Sandrine Piau: Si J'ai Aimé
View record and artist detailsRecord and Artist Details
Genre:
Vocal
Label: Alpha
Magazine Review Date: 08/2019
Media Format: CD or Download
Media Runtime: 59
Mastering:
DDD
Catalogue Number: ALPHA445
Author: Tim Ashley
This attractive disc finds Sandrine Piau and Le Concert de la Loge, with their conductor Julien Chauvin, exploring French orchestral songs from the late 19th century, a popular genre at the time, albeit one with a curious history. Though the form had an impeccable pedigree, with Berlioz’s Les nuits d’été and Duparc’s orchestral mélodies paving the way, very few of the major composers who came in their wake, with the notable exception of Saint-Saëns, gravitated towards it, despite a growing demand, it would seem, for orchestral songs in the concert hall. Debussy and Fauré, one notices, almost pointedly stayed away.

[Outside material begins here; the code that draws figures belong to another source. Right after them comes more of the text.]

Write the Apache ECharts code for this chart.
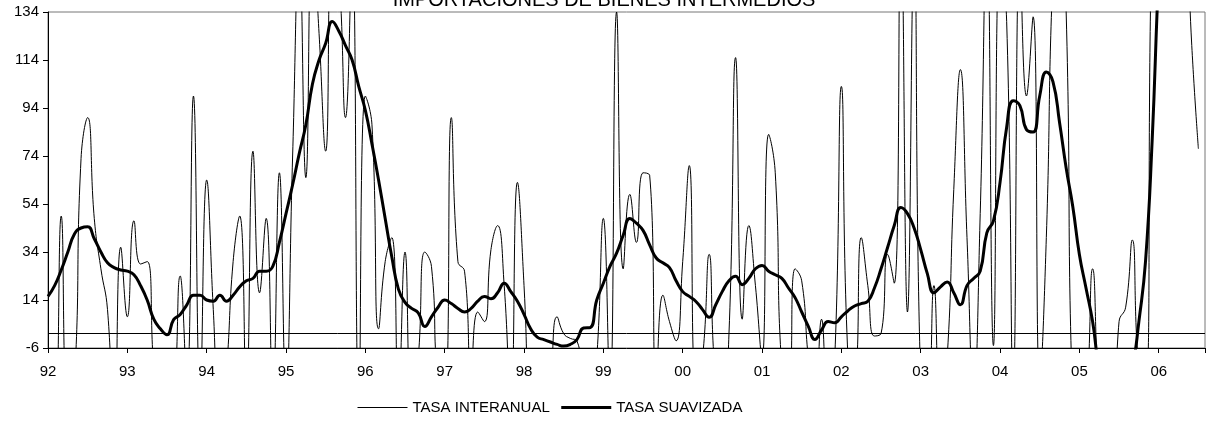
<!DOCTYPE html>
<html>
<head>
<meta charset="utf-8">
<script src="https://cdn.jsdelivr.net/npm/echarts@6/dist/echarts.min.js"></script>
<style>
  html, body { margin: 0; padding: 0; background: #fff; }
  #chart { width: 1208px; height: 428px; }
</style>
</head>
<body>
<div id="chart"></div>
<script>
// Importaciones de bienes intermedios, monthly from Jan 1992
const yearLabels = ['92', '93', '94', '95', '96', '97', '98', '99', '00', '01', '02', '03', '04', '05', '06'];

// thin line: tasa interanual (values outside -6..134 are clipped)
const tasaInteranual = [
  -15, -35, 49, -30, -20, 73, 90, 48, 27, 10, -40, 36,
  7, 47, 29, 30, -15, -40, -40, -30, 24, -20, 99, -25,
  64, 10, -40, -15, 30, 49, -25, 76, 17, 48, -25, 67,
  -25, 74, 160, 65, 170, 125, 76, 165, 150, 90, 160, -30,
  99, 87, 2, 30, 40, -25, 34, -30, -10, 34, 28, -20,
  -25, 90, 30, 26, -15, 9, 5, 35, 45, 20, -30, 63,
  20, -40, -50, -40, -20, 7, 0, -2, -3, -20, -30, -10,
  48, -25, 134, 27, 58, 38, 67, 66, -20, 16, 5, -3,
  30, 70, -20, -10, 33, -20, -25, 0, 115, 6, 45, 20,
  -10, 83, 67, -15, -20, 27, 22, -10, -30, 6, -30, -10,
  103, -10, -15, 40, 20, -1, 0, 33, 21, 170, 9, 160,
  -20, -30, 20, -30, -10, 60, 110, 40, -25, 50, 170, -5,
  160, 130, -20, 160, 99, 132, -20, 40, 150, 180, 134, -30,
  -40, -30, 27, -30, -50, -50, 5, 11, 39, -15, -20, 170,
  200, 220, 210, 200, 180, 120, 77
];

// thick line: tasa suavizada
const tasaSuavizada = [
  15.5, 20, 26.5, 34, 41.5, 44, 44.5, 39.5, 34, 29.5, 27.5, 26.5,
  26, 24.5, 20, 14, 6, 2, -0.5, 5.8, 8, 12, 16, 16,
  14, 13.5, 16, 13.5, 16, 19.5, 22, 23, 26, 26, 28, 38,
  50, 62, 75, 87, 104, 114, 121, 130, 126, 120, 114, 103,
  93, 79, 64, 48, 32, 18.5, 13, 10.5, 8.6, 3, 7, 11,
  14, 12.5, 10.5, 9, 10.5, 13.5, 15.5, 14.5, 17, 21, 17.5, 13.5,
  8, 2, -1.5, -2.5, -3.5, -4.5, -5.2, -4.5, -2.5, 2.3, 2.5, 14,
  21, 28, 33.5, 41, 48, 46, 43, 37, 31.5, 29.5, 27.5, 22,
  17.5, 15.5, 13.4, 10, 6.8, 12, 17.6, 22, 23.9, 20.4, 23, 27,
  28.4, 26, 24.5, 23, 19, 15, 9, 3, -2.5, 1.5, 5, 4.5,
  7, 9.5, 11.5, 12.5, 13.5, 19, 27, 36, 45, 52.5, 50, 44,
  35, 25, 17, 19.5, 21.5, 17, 12, 20, 23, 26, 42, 47,
  63, 86, 97, 95, 85, 84, 99, 109, 105, 88, 69, 53,
  33, 19, 5, -15, -25, -30, -30, -25, -15, 5, 30, 80,
  150, 200, 230, 250, 260, 260, 255
];

const toPairs = arr => arr.map((v, i) => [i, v]);

const chart = echarts.init(document.getElementById('chart'));

const font = 'Liberation Sans, Arial, sans-serif';

chart.setOption({
  animation: false,
  backgroundColor: '#fff',
  title: {
    text: 'IMPORTACIONES DE BIENES INTERMEDIOS',
    left: 'center',
    top: -10,
    padding: 0,
    textStyle: { fontFamily: font, fontSize: 20, fontWeight: 'normal', color: '#000' }
  },
  legend: {
    left: 357,
    top: 400,
    padding: 0,
    itemWidth: 50,
    itemHeight: 14,
    itemGap: 10,
    itemStyle: { opacity: 0 },
    textStyle: { fontFamily: font, fontSize: 15, color: '#000' },
    data: [
      { name: 'TASA INTERANUAL', lineStyle: { width: 1, color: '#000' } },
      { name: 'TASA SUAVIZADA', lineStyle: { width: 3, color: '#000' } }
    ]
  },
  grid: {
    left: 48, right: 2, top: 12, bottom: 80,
    show: true, borderColor: '#777', borderWidth: 1
  },
  xAxis: {
    type: 'value',
    min: 0,
    max: 175,
    interval: 12,
    splitLine: { show: false },
    axisLine: { onZero: false, lineStyle: { color: '#000' } },
    axisTick: { length: 5, lineStyle: { color: '#000' } },
    axisLabel: {
      margin: 16,
      fontFamily: font, fontSize: 15, color: '#000',
      formatter: v => (v % 12 === 0 && yearLabels[v / 12]) ? yearLabels[v / 12] : ''
    }
  },
  yAxis: {
    type: 'value',
    min: -6,
    max: 134,
    interval: 20,
    splitLine: { show: false },
    axisLine: { show: true, lineStyle: { color: '#000' } },
    axisTick: { show: true, length: 5, lineStyle: { color: '#000' } },
    axisLabel: { margin: 9, fontFamily: font, fontSize: 15, color: '#000' }
  },
  series: [
    {
      name: 'TASA INTERANUAL',
      type: 'line',
      data: toPairs(tasaInteranual),
      smooth: true,
      showSymbol: false,
      symbol: 'none',
      clip: true,
      lineStyle: { color: '#000', width: 1 },
      itemStyle: { color: '#000' },
      markLine: {
        silent: true,
        symbol: 'none',
        label: { show: false },
        lineStyle: { color: '#000', width: 1, type: 'solid' },
        data: [{ yAxis: 0 }]
      }
    },
    {
      name: 'TASA SUAVIZADA',
      type: 'line',
      data: toPairs(tasaSuavizada),
      smooth: true,
      showSymbol: false,
      symbol: 'none',
      clip: true,
      lineStyle: { color: '#000', width: 3 },
      itemStyle: { color: '#000' }
    }
  ]
});
</script>
</body>
</html>
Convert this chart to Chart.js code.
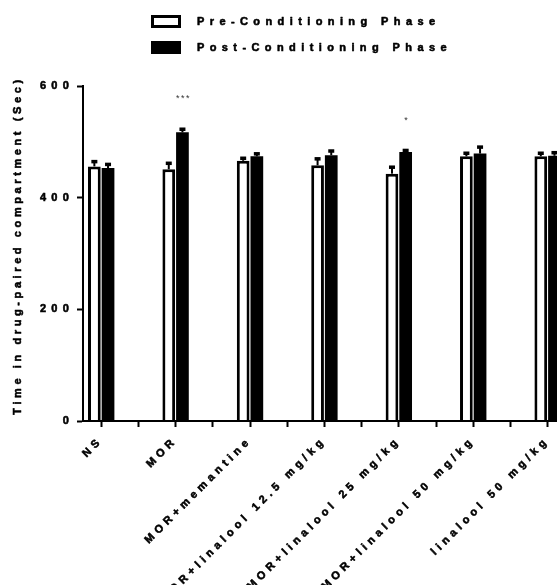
<!DOCTYPE html>
<html><head><meta charset="utf-8">
<script src="https://cdn.jsdelivr.net/npm/chart.js@4.4.1/dist/chart.umd.min.js"></script>
<style>html,body{margin:0;padding:0;background:#fff;overflow:hidden}canvas{display:block}</style>
</head><body>
<canvas id="c" width="557" height="585"></canvas>
<script>
const categories = ['NS', 'MOR', 'MOR+memantine', 'MOR+linalool 12.5 mg/kg', 'MOR+linalool 25 mg/kg', 'MOR+linalool 50 mg/kg', 'linalool 50 mg/kg'];
const seriesNames = ['Pre-Conditioning Phase', 'Post-Conditioning Phase'];
const preValues = [456, 451, 466, 458, 443, 474, 474];
const preErrors = [9, 11, 5, 12, 12, 6, 6];
const postValues = [453, 517, 474, 476, 482, 479, 475];
const postErrors = [7, 6, 5, 8, 3, 12, 6];
const significance = ['', '***', '', '', '*', '', ''];
const yTicks = [0, 200, 400, 600];
const xTickPositions = categories.flatMap((_, i) => [i, i + 0.5]);

const FONT = "'Liberation Sans', Arial, Helvetica, sans-serif";
const HEAVY = 0.55;

function heavyText(c, run) {
  const orig = c.fillText;
  c.strokeStyle = '#000';
  c.lineWidth = HEAVY;
  c.lineJoin = 'round';
  c.fillText = function (t, x, y, mw) {
    if (mw === undefined) { this.strokeText(t, x, y); orig.call(this, t, x, y); }
    else { this.strokeText(t, x, y, mw); orig.call(this, t, x, y, mw); }
  };
  try { run(); } finally { delete c.fillText; }
}

function withSpacing(fn, ls, dy) {
  return function (...args) {
    const c = this.ctx;
    c.save();
    c.letterSpacing = ls;
    if (dy) c.translate(0, dy);
    heavyText(c, () => fn.apply(this, args));
    c.restore();
  };
}

const stylePlugin = {
  id: 'style',
  beforeLayout(chart) { chart.ctx.letterSpacing = '4.3px'; },
  beforeDraw(chart) {
    chart.ctx.letterSpacing = '0px';
    const xs = chart.scales.x, ys = chart.scales.y;
    if (!xs._lsWrapped) { xs.drawLabels = withSpacing(xs.drawLabels, '4.3px'); xs._lsWrapped = true; }
    if (!ys._lsWrapped) {
      ys.drawLabels = withSpacing(ys.drawLabels, '5.2px');
      ys.drawTitle = withSpacing(ys.drawTitle, '3.6px', -8);
      ys._lsWrapped = true;
    }
  },
  afterDatasetsDraw(chart) {
    const ctx = chart.ctx, ys = chart.scales.y, a = chart.chartArea;
    ctx.save();
    ctx.beginPath(); ctx.rect(a.left, 0, a.right - a.left, a.bottom); ctx.clip();
    ctx.strokeStyle = '#000'; ctx.fillStyle = '#000'; ctx.lineWidth = 2;
    [[0, preValues, preErrors], [1, postValues, postErrors]].forEach(([di, vals, errs]) => {
      chart.getDatasetMeta(di).data.forEach((bar, i) => {
        const yTop = ys.getPixelForValue(vals[i] + errs[i]);
        ctx.beginPath(); ctx.moveTo(bar.x, bar.y); ctx.lineTo(bar.x, yTop); ctx.stroke();
        ctx.fillRect(bar.x - 3, yTop - 1.5, 6, 3.5);
      });
    });
    ctx.restore();
  },
  afterDraw(chart) {
    const ctx = chart.ctx, ys = chart.scales.y;
    // significance marks
    ctx.save();
    ctx.fillStyle = '#333';
    ctx.font = '9px ' + FONT;
    ctx.letterSpacing = '1.5px';
    ctx.textAlign = 'center';
    ctx.textBaseline = 'middle';
    const postMeta = chart.getDatasetMeta(1);
    significance.forEach((s, i) => {
      if (!s) return;
      const bar = postMeta.data[i];
      const yTop = ys.getPixelForValue(postValues[i] + postErrors[i]);
      ctx.fillText(s, bar.x + 1, yTop - 30);
    });
    ctx.restore();
    // legend
    ctx.save();
    ctx.font = 'bold 11px ' + FONT;
    ctx.letterSpacing = '5.4px';
    ctx.textBaseline = 'middle';
    const rows = [21.5, 47.5];
    chart.data.datasets.forEach((ds, i) => {
      const cy = rows[i];
      if (i === 0) {
        ctx.fillStyle = '#fff'; ctx.fillRect(151, cy - 6.5, 30, 13);
        ctx.strokeStyle = '#000'; ctx.lineWidth = 3; ctx.strokeRect(152.5, cy - 5, 27, 10);
      } else {
        ctx.fillStyle = '#000'; ctx.fillRect(151, cy - 6.5, 30, 13);
      }
      ctx.fillStyle = '#000';
      ctx.strokeStyle = '#000'; ctx.lineWidth = HEAVY; ctx.lineJoin = 'round';
      ctx.strokeText(ds.label, 197, cy + 0.5);
      ctx.fillText(ds.label, 197, cy + 0.5);
    });
    ctx.restore();
  }
};

new Chart(document.getElementById('c'), {
  type: 'bar',
  data: {
    datasets: [
      { label: seriesNames[0], data: preValues.map((v, i) => ({ x: i, y: v })), backgroundColor: '#fff', borderColor: '#000', borderWidth: 3, borderSkipped: 'bottom' },
      { label: seriesNames[1], data: postValues.map((v, i) => ({ x: i, y: v })), backgroundColor: '#000', borderWidth: 0 }
    ]
  },
  options: {
    responsive: false,
    animation: false,
    devicePixelRatio: 1,
    categoryPercentage: 0.735,
    barPercentage: 0.93,
    layout: { padding: { top: 86, left: 0, right: 0, bottom: 0 } },
    plugins: { legend: { display: false }, tooltip: { enabled: false } },
    scales: {
      x: {
        type: 'linear', min: -0.2446, max: 6.126, offset: false,
        grid: { offset: false, drawOnChartArea: false, drawTicks: true, tickLength: 6, tickWidth: 2, tickColor: '#000' },
        border: { display: true, color: '#000', width: 2, z: 1 },
        afterBuildTicks(s) { s.ticks = xTickPositions.map(v => ({ value: v })); },
        ticks: {
          autoSkip: false, maxRotation: 45, minRotation: 45, padding: 7, color: '#000',
          font: { family: FONT, weight: 'bold', size: 11 },
          callback(v) { return Number.isInteger(v) ? categories[v] : ''; }
        },
        afterFit(s) { s.height = 164; s.paddingLeft = 0; s.paddingRight = 0; }
      },
      y: {
        min: 0, max: 600,
        afterBuildTicks(s) { s.ticks = yTicks.map(v => ({ value: v })); },
        grid: { drawOnChartArea: false, drawTicks: true, tickLength: 6, tickWidth: 2, tickColor: '#000' },
        border: { display: true, color: '#000', width: 2, z: 1 },
        ticks: { padding: 3, color: '#000', font: { family: FONT, weight: 'bold', size: 11 } },
        title: { display: true, text: 'Time in drug-paired compartment (Sec)', color: '#000', font: { family: FONT, weight: 'bold', size: 11 }, padding: { top: 11, bottom: 0 } },
        afterFit(s) { s.width = 83; s.paddingTop = 0; s.paddingBottom = 0; }
      }
    }
  },
  plugins: [stylePlugin]
});
</script>
</body></html>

Much of Piau’s programme consequently consists of unfamiliar songs by relatively unfamiliar composers, though she emphasises their debt to Berlioz by including ‘Au cimetière’ and ‘Villanelle’, along with his orchestration of ‘Plaisir d’amour’. Surprisingly, however, she gives us nothing by Duparc, who is represented here solely by the purely orchestral Aux étoiles. Much of what Piau has discovered is extremely fine. Théodore Dubois seems to have been a song composer of some stature, sensitive in his word-setting despite a fondness for indifferent poets, and with a wide if eclectic stylistic range that encompasses the mock-18th-century bawdry of ‘Sous le saule’ from his Chansons de Marjolie and the troubled chromaticism of ‘Promenade à l’étang’ from Musiques sur l’eau. Vierne’s ‘Beaux papillons blancs’ from his Op 11 Mélodies is a piece of infinite and genuine charm, beautifully orchestrated, and once again we’re reminded of how good Saint-Saëns’s songs can be: ‘Extase’ is a ravishing, discreetly erotic Victor Hugo setting that deserves to be much more widely known.
With her silvery tone, immaculate sense of line and telling if understated way with words, Piau is very much at home in this repertory. There’s grace and elegance in both Saint-Saëns’s ‘Papillons’ and Dubois’s worldly wise ‘Si j’ai parlé … si j’ai aimé’. Massenet’s ‘Le poète et le fantôme’, with its ambiguous mixture of irony and regret, is beautifully done (the ‘ghost’ that haunts the poet is his memory of past affairs). ‘Au cimetière’, meanwhile, gets what has to be its creepiest performance on disc. The high key and the almost bleached tone that Piau adopts create an impression of something truly unearthly and sinister, though it wouldn’t be half as effective without Chauvin and his orchestra, who make the chordal throbs sound like erratic heartbeats, while the woodwind phrases seem to hover in the air like spectral voices from another world. He, and they, are outstanding throughout, unearthing subtleties in music that is often quite simply but always effectively scored. It’s a most engaging disc. And is there any chance we could have a complete Nuits d’été from Piau and Chauvin at some point, preferably soon?